=== GIVEN MATERIAL ===

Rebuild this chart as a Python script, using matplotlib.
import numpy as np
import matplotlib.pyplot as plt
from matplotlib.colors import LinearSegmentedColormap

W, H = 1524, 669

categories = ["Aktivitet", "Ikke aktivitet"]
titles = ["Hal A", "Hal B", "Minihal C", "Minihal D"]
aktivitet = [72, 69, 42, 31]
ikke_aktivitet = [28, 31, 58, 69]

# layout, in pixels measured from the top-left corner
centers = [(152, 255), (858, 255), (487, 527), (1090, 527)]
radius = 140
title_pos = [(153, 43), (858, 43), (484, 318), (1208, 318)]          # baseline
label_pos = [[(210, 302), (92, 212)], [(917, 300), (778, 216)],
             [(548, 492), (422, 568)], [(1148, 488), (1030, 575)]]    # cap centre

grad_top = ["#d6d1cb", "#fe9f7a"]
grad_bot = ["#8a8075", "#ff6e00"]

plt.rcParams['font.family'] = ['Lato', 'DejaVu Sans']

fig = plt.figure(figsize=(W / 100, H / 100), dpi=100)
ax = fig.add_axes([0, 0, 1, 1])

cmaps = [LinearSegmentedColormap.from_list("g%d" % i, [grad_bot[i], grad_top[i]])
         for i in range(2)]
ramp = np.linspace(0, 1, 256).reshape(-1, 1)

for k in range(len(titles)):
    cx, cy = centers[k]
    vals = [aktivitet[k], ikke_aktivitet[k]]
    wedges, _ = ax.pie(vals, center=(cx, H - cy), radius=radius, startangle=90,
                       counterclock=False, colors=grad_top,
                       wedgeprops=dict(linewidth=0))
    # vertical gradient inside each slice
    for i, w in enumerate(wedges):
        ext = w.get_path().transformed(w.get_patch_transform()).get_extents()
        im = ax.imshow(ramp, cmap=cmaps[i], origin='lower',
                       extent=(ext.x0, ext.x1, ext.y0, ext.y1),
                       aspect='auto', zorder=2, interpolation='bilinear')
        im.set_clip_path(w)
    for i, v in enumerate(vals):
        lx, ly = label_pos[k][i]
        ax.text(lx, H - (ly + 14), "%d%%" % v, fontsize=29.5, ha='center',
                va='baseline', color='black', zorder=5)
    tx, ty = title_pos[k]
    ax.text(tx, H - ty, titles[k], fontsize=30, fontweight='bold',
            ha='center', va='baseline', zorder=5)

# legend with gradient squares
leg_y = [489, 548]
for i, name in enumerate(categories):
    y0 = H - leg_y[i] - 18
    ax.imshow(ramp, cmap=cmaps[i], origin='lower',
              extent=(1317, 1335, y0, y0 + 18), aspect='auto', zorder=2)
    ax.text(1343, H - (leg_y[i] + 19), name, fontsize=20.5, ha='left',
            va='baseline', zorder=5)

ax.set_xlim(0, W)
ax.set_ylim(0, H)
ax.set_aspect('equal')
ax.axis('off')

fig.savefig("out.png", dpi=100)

===

• _WORK REQUIRED_
Looking at the material above, please copy exactly every line from its first line through the line containing "ramp = np.linspace(0, 1, 256).reshape(-1, 1)", with both ends included and nothing else.

• _EXPECTED ANSWER_
Rebuild this chart as a Python script, using matplotlib.
import numpy as np
import matplotlib.pyplot as plt
from matplotlib.colors import LinearSegmentedColormap

W, H = 1524, 669

categories = ["Aktivitet", "Ikke aktivitet"]
titles = ["Hal A", "Hal B", "Minihal C", "Minihal D"]
aktivitet = [72, 69, 42, 31]
ikke_aktivitet = [28, 31, 58, 69]

# layout, in pixels measured from the top-left corner
centers = [(152, 255), (858, 255), (487, 527), (1090, 527)]
radius = 140
title_pos = [(153, 43), (858, 43), (484, 318), (1208, 318)]          # baseline
label_pos = [[(210, 302), (92, 212)], [(917, 300), (778, 216)],
             [(548, 492), (422, 568)], [(1148, 488), (1030, 575)]]    # cap centre

grad_top = ["#d6d1cb", "#fe9f7a"]
grad_bot = ["#8a8075", "#ff6e00"]

plt.rcParams['font.family'] = ['Lato', 'DejaVu Sans']

fig = plt.figure(figsize=(W / 100, H / 100), dpi=100)
ax = fig.add_axes([0, 0, 1, 1])

cmaps = [LinearSegmentedColormap.from_list("g%d" % i, [grad_bot[i], grad_top[i]])
         for i in range(2)]
ramp = np.linspace(0, 1, 256).reshape(-1, 1)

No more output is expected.